CHS Rationale for Book Selections
At Clarkston High School we have tried to include a blend of traditional and contemporary classics for whole classroom study. In designing our units of instruction we use these texts to teach a variety of reading, writing, speaking, and listening skills that are in line with the State of Michigan's Content Standards. The state standards listed under Strand Three: Literature and Culture are as follows:
3.1 Develop the skills of close and contextual literary reading
3.2 Read and respond to classic and contemporary fiction, literary nonfiction, and expository text, from a variety of literary genres representing many time periods and authors (e.g. myth, epic, folklore, drama, poetry, autobiography, novels, short stories, philosophical pieces, science fiction, fantasy, young adult literature, creative non-fiction, hypertext fiction).
3.3 Use knowledge of literary history, traditions, and theory to respond to and analyze the meaning of texts.

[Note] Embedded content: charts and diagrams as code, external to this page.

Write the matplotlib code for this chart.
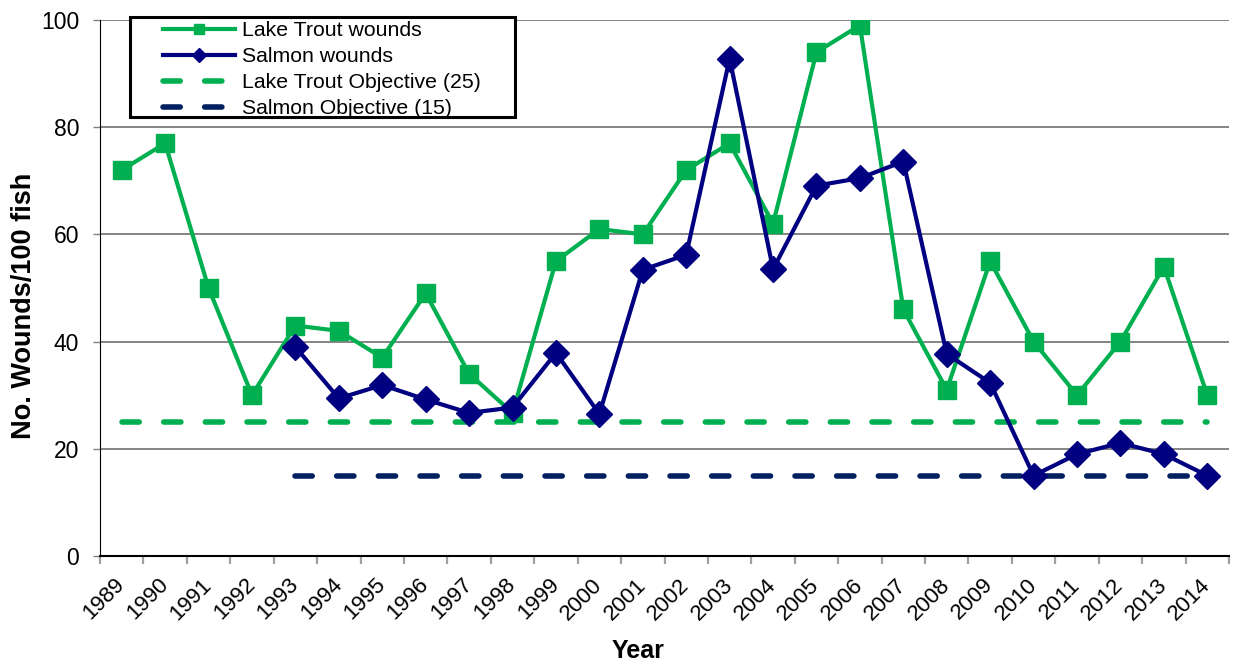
import numpy as np
import matplotlib.pyplot as plt
from matplotlib.patches import Rectangle

plt.rcParams['font.family'] = ['Liberation Sans', 'DejaVu Sans']

years = list(range(1989, 2015))
trout_wounds = [72, 77, 50, 30, 43, 42, 37, 49, 34, 26.7, 55, 61, 60, 72, 77, 62,
                94, 99, 46, 31, 55, 40, 30, 40, 54, 30]
salmon_years = list(range(1993, 2015))
salmon_wounds = [39, 29.4, 31.9, 29.2, 26.7, 27.7, 37.9, 26.5, 53.4, 56.2, 92.8, 53.5,
                 69.1, 70.5, 73.6, 37.7, 32.3, 15, 19, 21.1, 19, 15]
trout_objective = 25
salmon_objective = 15

green = '#00B050'
navy = '#000080'
dark_blue = '#002060'

W, H = 1233, 665
x_trout = np.arange(len(years))
x_salmon = np.array([years.index(y) for y in salmon_years])

fig = plt.figure(figsize=(W / 100, H / 100), dpi=100)
ax = fig.add_axes([100 / W, 1 - 556 / H, 1129 / W, 536 / H])

ax.plot(x_trout, trout_wounds, color=green, lw=3, marker='s', ms=12.5,
        label='Lake Trout wounds', zorder=4)
ax.plot(x_salmon, salmon_wounds, color=navy, lw=3, marker='D', ms=13,
        label='Salmon wounds', zorder=5)
ax.plot(x_trout, [trout_objective] * len(x_trout), color=green, lw=4,
        ls=(0, (3.1, 4.4)), dash_capstyle='round', zorder=3,
        label='Lake Trout Objective (25)')
ax.plot(x_salmon, [salmon_objective] * len(x_salmon), color=dark_blue, lw=4,
        ls=(0, (3.1, 4.4)), dash_capstyle='round', zorder=3,
        label='Salmon Objective (15)')

ax.set_xlim(-0.5, len(years) - 0.5)
ax.set_ylim(0, 100)
ax.set_yticks(range(0, 101, 20))
ax.yaxis.grid(True, color='#707070', lw=1.2)
ax.set_axisbelow(True)

ax.set_xticks(x_trout)
ax.set_xticklabels([str(y) for y in years], rotation=45, ha='right', va='center',
                   rotation_mode='anchor', fontsize=16)
ax.set_xticks(np.arange(-0.5, len(years)), minor=True)
ax.tick_params(axis='x', which='major', length=0, pad=18.5)
ax.tick_params(axis='x', which='minor', length=5.5, color='#A0A0A0', width=1.6)
ax.tick_params(axis='y', length=5, width=1, labelsize=16.5, color='#808080', pad=10)

for s in ['top', 'right']:
    ax.spines[s].set_visible(False)
ax.spines['left'].set_color('black')
ax.spines['bottom'].set_color('black')
ax.spines['bottom'].set_linewidth(1.5)

ax.set_xlabel('Year', fontsize=18, fontweight='bold')
ax.xaxis.label.set_va('center')
ax.xaxis.set_label_coords((638 - 100) / 1129, -(651 - 556) / 536)
ax.set_ylabel('No. Wounds/100 fish', fontsize=19.5, fontweight='bold')
ax.yaxis.label.set_va('center')
ax.yaxis.set_label_coords(-(100 - 24) / 1129, (556 - 306) / 536)

# legend box drawn by hand, entries placed inside it
box = Rectangle((130 / W, 1 - 117 / H), 385 / W, 100 / H,
                transform=fig.transFigure, facecolor='white',
                edgecolor='black', lw=2.2, zorder=6, clip_on=False)
ax.add_patch(box)
leg = ax.legend(loc='upper left', bbox_to_anchor=(163 / W, 1 - 21 / H),
                bbox_transform=fig.transFigure, fontsize=15.3, frameon=False,
                handlelength=3.4, borderpad=0, borderaxespad=0,
                labelspacing=0.33, handletextpad=0.33, markerscale=0.55)
leg.set_zorder(7)

fig.savefig('out.png', dpi=100)
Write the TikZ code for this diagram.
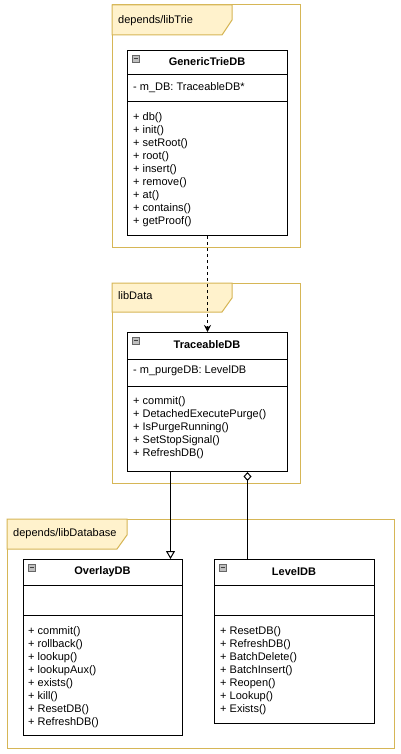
\documentclass[tikz,border=0pt]{standalone}
\usepackage{fontspec}
\setmainfont{Liberation Sans}
\usetikzlibrary{arrows.meta}
\definecolor{pkgfill}{HTML}{FFF2CC}
\definecolor{pkgdraw}{HTML}{D6B656}
\begin{document}
\begin{tikzpicture}[x=1pt,y=-1pt,
 pkg/.style={draw=pkgdraw, line width=1pt},
 tab/.style={draw=pkgdraw, fill=pkgfill, line width=1pt},
 cls/.style={draw=black, fill=white, line width=1pt, rectangle, inner sep=0pt, anchor=north west},
 sepline/.style={draw=black, line width=1pt},
 mem/.style={anchor=west, inner sep=0pt, font=\fontsize{11}{13}\selectfont, text height=8.2pt, text depth=2.4pt},
 ttl/.style={inner sep=0pt, font=\bfseries\fontsize{11}{13}\selectfont},
 plbl/.style={anchor=west, inner sep=0pt, font=\fontsize{11}{13}\selectfont, text height=8.2pt, text depth=2.4pt},
 icon/.style={draw=black!60, fill=black!25, line width=0.6pt},
 iconbar/.style={draw=black!75, line width=0.7pt},
 conn/.style={draw=black, line width=1pt}
]
\useasboundingbox (0,0) rectangle (400,754);
\fill[white] (0,0) rectangle (400,754);

% ---------- package depends/libTrie ----------
\draw[pkg] (112,5) rectangle (300,247);
\draw[tab] (112,5) -- (232,5) -- (232,20) -- (222,35) -- (112,35) -- cycle;
\node[plbl] (p1) at (118,21) {depends/libTrie};

% ---------- package libData ----------
\draw[pkg] (112,283) rectangle (300,483);
\draw[tab] (112,283) -- (232,283) -- (232,298) -- (222,312) -- (112,312) -- cycle;
\node[plbl] (p2) at (118,297) {libData};

% ---------- package depends/libDatabase ----------
\draw[pkg] (7,519) rectangle (394,748);
\draw[tab] (7,519) -- (127,519) -- (127,535) -- (117,549) -- (7,549) -- cycle;
\node[plbl] (p3) at (13,534) {depends/libDatabase};

% ---------- GenericTrieDB ----------
\node[cls, minimum width=160pt, minimum height=185pt] (gtdb) at (127,50) {};
\draw[sepline] (127,75) -- (287,75);
\draw[sepline] (127,102) -- (287,102);
\draw[icon] (132,55) rectangle (139,62);
\draw[iconbar] (133.5,58.5) -- (137.5,58.5);
\node[ttl] (gtdbt) at (207,62) {GenericTrieDB};
\node[mem] (gtdba) at (133,88) {- m\_DB: TraceableDB*};
\foreach \t [count=\i from 0] in {db(),init(),setRoot(),root(),insert(),remove(),at(),contains(),getProof()}
  \node[mem] (gtdbm\i) at (133,118+13*\i) {+ \t};

% ---------- TraceableDB ----------
\node[cls, minimum width=160pt, minimum height=139pt] (tdb) at (127,332) {};
\draw[sepline] (127,359) -- (287,359);
\draw[sepline] (127,386) -- (287,386);
\draw[icon] (132,337) rectangle (139,344);
\draw[iconbar] (133.5,340.5) -- (137.5,340.5);
\node[ttl] (tdbt) at (207,345) {TraceableDB};
\node[mem] (tdba) at (133,371) {- m\_purgeDB: LevelDB};
\foreach \t [count=\i from 0] in {commit(),DetachedExecutePurge(),IsPurgeRunning(),SetStopSignal(),RefreshDB()}
  \node[mem] (tdbm\i) at (133,402+13*\i) {+ \t};

% ---------- OverlayDB ----------
\node[cls, minimum width=159pt, minimum height=176pt] (odb) at (23,559) {};
\draw[sepline] (23,585) -- (182,585);
\draw[sepline] (23,615) -- (182,615);
\draw[icon] (28,564) rectangle (35,571);
\draw[iconbar] (29.5,567.5) -- (33.5,567.5);
\node[ttl] (odbt) at (102.5,572) {OverlayDB};
\foreach \t [count=\i from 0] in {commit(),rollback(),lookup(),lookupAux(),exists(),kill(),ResetDB(),RefreshDB()}
  \node[mem] (odbm\i) at (28,632+13*\i) {+ \t};

% ---------- LevelDB ----------
\node[cls, minimum width=160pt, minimum height=164pt] (ldb) at (214,559) {};
\draw[sepline] (214,585) -- (374,585);
\draw[sepline] (214,615) -- (374,615);
\draw[icon] (219,564) rectangle (226,571);
\draw[iconbar] (220.5,567.5) -- (224.5,567.5);
\node[ttl] (ldbt) at (294,572) {LevelDB};
\foreach \t [count=\i from 0] in {ResetDB(),RefreshDB(),BatchDelete(),BatchInsert(),Reopen(),Lookup(),Exists()}
  \node[mem] (ldbm\i) at (220,632+13*\i) {+ \t};

% ---------- connectors ----------
\draw[conn, dash pattern=on 3pt off 3pt, -{Stealth[length=7pt,width=7pt]}] (gtdb.south) -- (tdb.north);
\draw[conn, -{Triangle[open,length=8pt,width=9pt]}] ([xshift=-37pt]tdb.south) -- ([xshift=-37pt]tdb.south |- odb.north);
\draw[conn, {Diamond[open,length=9pt,width=8pt]}-] ([xshift=40pt]tdb.south) -- ([xshift=40pt]tdb.south |- ldb.north);
\end{tikzpicture}
\end{document}
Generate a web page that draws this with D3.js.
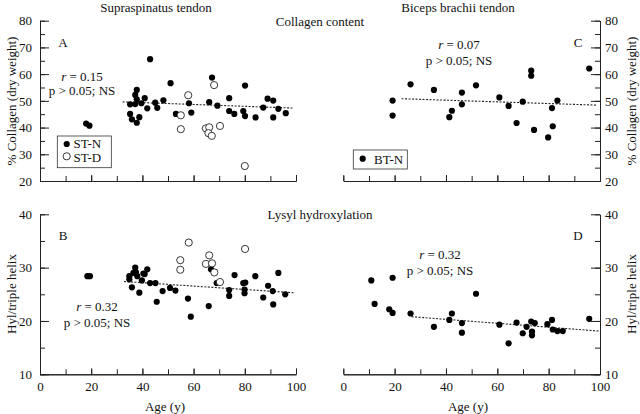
<!DOCTYPE html>
<html><head><meta charset="utf-8">
<script src="https://cdn.jsdelivr.net/npm/d3@7"></script>
<style>
html,body{margin:0;padding:0;background:#fff;}
svg text{font-family:"Liberation Serif","Times New Roman",serif;fill:#111;}
</style></head>
<body><svg id="c" width="640" height="414"></svg>
<script>
// ---- data ----
const stN_age_A = [18.0,19.3,43.0,51.0,37.8,37.2,37.8,40.9,35.2,37.2,39.6,41.9,45.0,45.8,48.2,35.2,35.9,37.8,38.8,58.2,53.1,59.1,67.2,80.1,66.1,69.3,73.9,73.9,75.9,79.4,80.1,84.2,87.2,88.9,91.1,91.1,93.1,96.0];
const stN_col_A = [41.5,40.7,65.6,56.6,54.1,52.2,50.6,51.0,48.7,48.8,49.1,47.2,49.3,47.4,50.2,45.1,43.1,41.8,43.9,49.1,45.1,45.6,58.7,55.7,49.5,48.2,51.0,46.2,45.1,46.2,44.3,43.8,47.5,50.8,50.1,43.8,47.0,45.4];
const stD_age_A = [57.9,55.0,55.0,68.0,64.8,66.1,65.8,67.1,70.3,80.0];
const stD_col_A = [52.1,44.6,39.4,55.9,39.7,40.1,37.9,36.9,40.6,25.6];

const stN_age_B = [18.5,19.5,34.9,34.9,37.2,37.5,38.0,39.8,40.9,41.9,35.9,38.8,43.0,45.1,45.6,47.9,50.8,52.9,57.8,58.9,65.9,66.8,69.0,73.9,73.9,76.0,79.4,79.9,79.9,80.2,84.1,87.2,89.1,90.9,91.1,93.1,95.8,36.5,40.4];
const stN_hyl_B = [28.4,28.4,28.4,27.8,30.0,29.1,28.4,27.6,28.8,29.7,26.3,25.3,27.1,27.1,23.6,25.6,26.2,25.7,24.2,20.8,22.8,29.7,27.1,24.7,25.8,28.6,27.1,25.9,25.2,27.2,28.4,24.4,26.6,25.6,23.1,29.0,25.0,29.0,28.9];
const stD_age_B = [54.8,54.8,58.1,64.8,66.1,67.2,68.1,70.3,80.1];
const stD_hyl_B = [31.4,29.6,34.7,30.7,32.3,30.8,29.1,27.3,33.5];

const btN_age_C = [19.2,19.2,26.2,35.3,41.3,42.3,46.2,46.2,51.7,60.8,64.4,67.5,69.9,73.2,73.2,74.3,79.8,81.3,81.6,83.4,95.8];
const btN_col_C = [50.1,44.5,56.2,54.1,43.9,46.3,53.1,48.7,55.8,51.3,48.1,41.7,49.7,61.3,59.4,39.1,36.3,47.3,40.5,50.1,62.1];

const btN_age_D = [10.9,19.2,12.2,17.9,19.2,26.2,35.3,41.3,42.3,46.2,46.2,51.7,60.8,64.4,67.5,69.9,71.4,73.2,73.5,73.5,74.6,79.5,81.3,81.6,83.4,85.5,95.8];
const btN_hyl_D = [27.6,28.1,23.2,22.2,21.5,21.4,18.9,20.2,21.4,19.6,17.8,25.1,19.3,15.8,19.7,17.7,18.9,19.9,18.0,17.3,19.6,19.4,20.2,18.4,18.1,18.1,20.4];

const trendA = [[32.3,49.6],[99,47.3]];
const trendB = [[32.8,27.4],[99,25.3]];
const trendC = [[22.7,50.8],[98.7,48.4]];
const trendD = [[26.6,20.8],[99.7,18.1]];

const colTicks = [20,30,40,50,60,70,80];
const hylTicks = [10,20,30,40];
const ageTicks = [0,20,40,60,80,100];

// ---- layout ----
const svg = d3.select("#c");
const xL = d3.scaleLinear().domain([0,100]).range([40,296]);
const xR = d3.scaleLinear().domain([0,100]).range([343.3,600]);
const yTop = d3.scaleLinear().domain([20,80]).range([181,20.7]);
const yBot = d3.scaleLinear().domain([10,40]).range([374.3,214.3]);
const FS = 13;

function xAxis(x, y, labels){
  const g = svg.append("g").attr("transform",`translate(0,${y.range()[0]})`);
  g.call(d3.axisBottom(x).tickValues(d3.range(0,101,10)).tickSizeInner(-5).tickSizeOuter(0).tickFormat(""));
  const g2 = svg.append("g").attr("transform",`translate(0,${y.range()[0]})`);
  g2.call(d3.axisBottom(x).tickValues(ageTicks).tickSizeInner(-6).tickSizeOuter(0).tickPadding(7)
     .tickFormat(labels ? d3.format("d") : ""));
  [g,g2].forEach(gg=>{gg.selectAll("text").attr("font-size",FS).attr("font-family","Liberation Serif");
    gg.selectAll("path,line").attr("stroke","#222");});
}
function yAxis(y, xpos, side, major, step){
  const minor = d3.range(y.domain()[0], y.domain()[1]+0.001, step);
  const mk = side==="left" ? d3.axisLeft : d3.axisRight;
  const g = svg.append("g").attr("transform",`translate(${xpos},0)`);
  g.call(mk(y).tickValues(minor).tickSizeInner(-5).tickSizeOuter(0).tickFormat(""));
  const g2 = svg.append("g").attr("transform",`translate(${xpos},0)`);
  g2.call(mk(y).tickValues(major).tickSizeInner(-9).tickSizeOuter(0).tickPadding(side==="left"?8:5).tickFormat(d3.format("d")));
  [g,g2].forEach(gg=>{gg.selectAll("text").attr("font-size",FS).attr("font-family","Liberation Serif");
    gg.selectAll("path,line").attr("stroke","#222");});
}

xAxis(xL, yTop, false);
xAxis(xL, yBot, true);
xAxis(xR, yTop, false);
xAxis(xR, yBot, true);
yAxis(yTop, 40, "left", colTicks, 5);
yAxis(yBot, 40, "left", hylTicks, 5);
yAxis(yTop, 600, "right", colTicks, 5);
yAxis(yBot, 600, "right", hylTicks, 5);

function trend(t, x, y){
  svg.append("line").attr("x1",x(t[0][0])).attr("y1",y(t[0][1])).attr("x2",x(t[1][0])).attr("y2",y(t[1][1]))
    .attr("stroke","#222").attr("stroke-width",1.1).attr("stroke-dasharray","2,1.5");
}
trend(trendA,xL,yTop); trend(trendB,xL,yBot); trend(trendC,xR,yTop); trend(trendD,xR,yBot);

const RF = 3.1, RO = 3.6;
function pts(ages, vals, x, y, open){
  svg.append("g").selectAll("circle").data(ages).join("circle")
    .attr("cx",(d)=>x(d)).attr("cy",(d,i)=>y(vals[i]))
    .attr("r", open ? RO : RF)
    .attr("fill", open ? "#fff" : "#000")
    .attr("stroke", open ? "#222" : "none").attr("stroke-width",0.9);
}
pts(stN_age_A, stN_col_A, xL, yTop, false);
pts(stD_age_A, stD_col_A, xL, yTop, true);
pts(stN_age_B, stN_hyl_B, xL, yBot, false);
pts(stD_age_B, stD_hyl_B, xL, yBot, true);
pts(btN_age_C, btN_col_C, xR, yTop, false);
pts(btN_age_D, btN_hyl_D, xR, yBot, false);

function txt(x,y,s,anchor,size){
  return svg.append("text").attr("x",x).attr("y",y).attr("text-anchor",anchor||"middle")
    .attr("font-size",size||FS).text(s);
}
txt(156,11.5,"Supraspinatus tendon");
txt(458,11.5,"Biceps brachii tendon");
txt(320,26,"Collagen content");
txt(320,219,"Lysyl hydroxylation");
txt(165,411,"Age (y)");
txt(468,411,"Age (y)");
txt(63,47,"A"); txt(578,47,"C"); txt(63,240,"B"); txt(578,240,"D");

function stat(cx, y1, y2, rv){
  const t = svg.append("text").attr("x",cx).attr("y",y1).attr("text-anchor","middle").attr("font-size",FS);
  t.append("tspan").attr("font-style","italic").text("r");
  t.append("tspan").text(" = " + rv);
  txt(cx, y2, "p > 0.05; NS");
}
stat(82,81,95,"0.15");
stat(459,49,65,"0.07");
stat(97,311,327,"0.32");
stat(440,259,275,"0.32");

// legends
svg.append("rect").attr("x",57.3).attr("y",136).attr("width",54).attr("height",31.7).attr("fill","none").attr("stroke","#333").attr("stroke-width",0.8);
svg.append("circle").attr("cx",66.7).attr("cy",144).attr("r",RF).attr("fill","#000");
svg.append("circle").attr("cx",66.7).attr("cy",156.3).attr("r",RO).attr("fill","#fff").attr("stroke","#222").attr("stroke-width",0.9);
txt(73.5,148.3,"ST-N","start"); txt(73.5,161.8,"ST-D","start");
svg.append("rect").attr("x",353.3).attr("y",150).attr("width",54).attr("height",19).attr("fill","none").attr("stroke","#333").attr("stroke-width",0.8);
svg.append("circle").attr("cx",362.7).attr("cy",158.7).attr("r",RF).attr("fill","#000");
txt(374,163.5,"BT-N","start");

// y titles
function ytitle(x,y,s){
  svg.append("text").attr("transform",`translate(${x},${y}) rotate(-90)`).attr("text-anchor","middle").attr("font-size",FS).text(s);
}
ytitle(16,101,"% Collagen (dry weight)");
ytitle(16,294,"Hyl/triple helix");
ytitle(636,101,"% Collagen (dry weight)");
ytitle(636,294,"Hyl/triple helix");
</script></body></html>
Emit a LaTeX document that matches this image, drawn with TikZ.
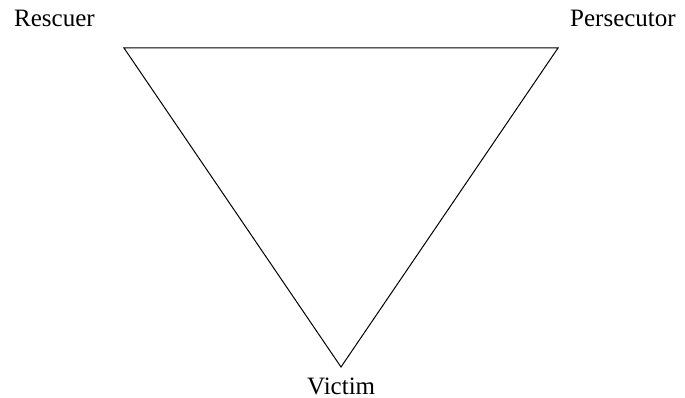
\documentclass[tikz,border=0pt]{standalone}
\usepackage{fontspec}
\setmainfont{Liberation Serif}
\tikzset{
  lbl/.style={font=\fontsize{25}{29}\selectfont, inner sep=0pt, anchor=base west},
  edge/.style={draw=black, line width=1pt, line join=miter}
}
\begin{document}
\begin{tikzpicture}[x=1pt,y=-1pt]
\useasboundingbox (0,0) rectangle (685,398);
\coordinate (R) at (124,48);
\coordinate (P) at (558,48);
\coordinate (V) at (341,367);
\draw[edge] (R) -- (P) -- (V) -- cycle;
\node[lbl] (rescuer) at (14,27) {Rescuer};
\node[lbl] (persecutor) at (570,27) {Persecutor};
\node[lbl] (victim) at (307,394) {Victim};
\end{tikzpicture}
\end{document}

3.4 Examine mass media, film, series fiction, and other texts from popular culture.
The following statements from the National Council of Teachers of English (NCTE) reflect the philosophy of the CHS English Department with regard to the selection of literature for our curriculum:
In selecting books for reading by young people, English teachers consider the contribution which each work may make to the education of the reader, its aesthetic value, its honesty, its readability for a particular group of students, and its appeal to adolescents. English teachers, however, may use different works for different purposes. The criteria for choosing a work to be read by an entire class are somewhat different from the criteria for choosing works to be read by small groups.
English teachers must be free to employ books, classic or contemporary, which do not lie to the young about the perilous but wondrous times we live in, books which talk of the fears, hopes, joys, and frustrations people experience, books about people not only as they are but as they can be.
Respect for the uniqueness and potential of the individual, an important facet of the study of literature, should be emphasized in the English class.
We do our best to select books used as anchor texts and to select supplemental texts that will meet not only the state criteria, but also the expectations that we, as professional educators have for our students. The books are used to promote serious discussion of themes and relationships that exist in our world; this is one way students learn to use their speaking and listening skills in a social context. These books have been adopted by the Teaching and Learning Council and approved by the Board of Education. However, due to the very nature of some of these standards and the wide range of themes, issues, and language used to present them, occasional objections are made about these texts. "All books are potentially open to criticism in one or more general areas: the treatment of ideologies, of minorities, of love and sex; the use of language not acceptable to some people; the type of illustrations; the private life or political affiliations of the author or, in a few cases, the illustrator." (NCTE)
As English teachers we have been trained to facilitate such discussions in a fair and open manner that will help build confidence in our students' ability to engage maturely in public discourse.